Ritesh Mehta of IndieWire graded the film a B, writing that "Any weaknesses lie more in the slightly tired general themes Ma explores. The Mother and the Bear doesn't bring a lot of new material to the familiar narrative of parents becoming enlightened towards their child's sexuality. Even the story engine about the discovery of online dating and the chain of cutesy indiscretions that follows doesn't feel particularly novel. After all, Canada has already given global audiences a series worth of laughs at the expense of ajummas, in Kim's Convenience. Though perhaps that's an unfair comparison; maybe it's because we've chuckled alongside that CBC sitcom, or absorbed the pathos of intergenerational Asian journeys (towards the old country) in films like Return to Seoul and The Farewell, that we're able to better appreciate the subtle intermingling of comedy and drama that Ma and Kim bring about in The Mother and the Bear."
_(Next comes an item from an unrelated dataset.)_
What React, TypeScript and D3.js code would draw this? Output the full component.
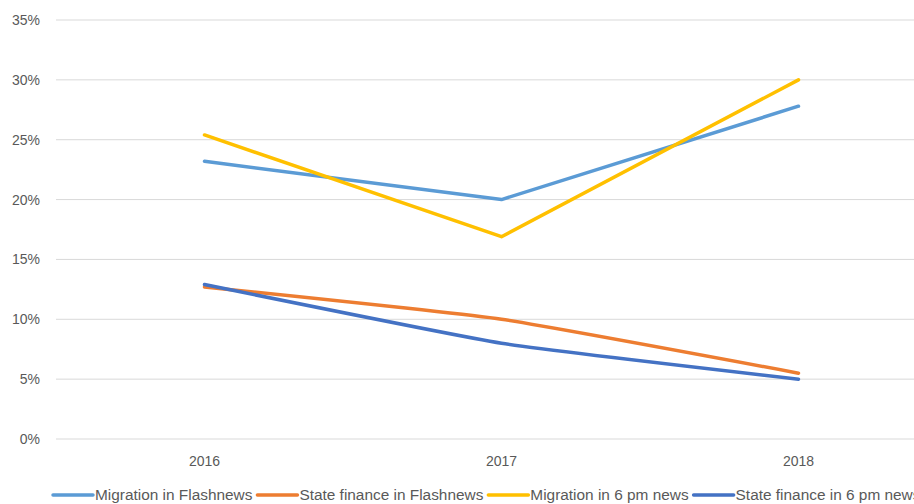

Kristy Strouse of Film Inquiry wrote "The Mother and the Bear is a charming and whimsical story brimming with enduring adventures, and self-discovery...Some of the narrative doesn't stand itself apart from other films with similar stories, but Johnny Ma delivers a story that blends comedy and drama with genuine care."

==Awards==
At Cinéfest, the film won the award for Outstanding Canadian Feature.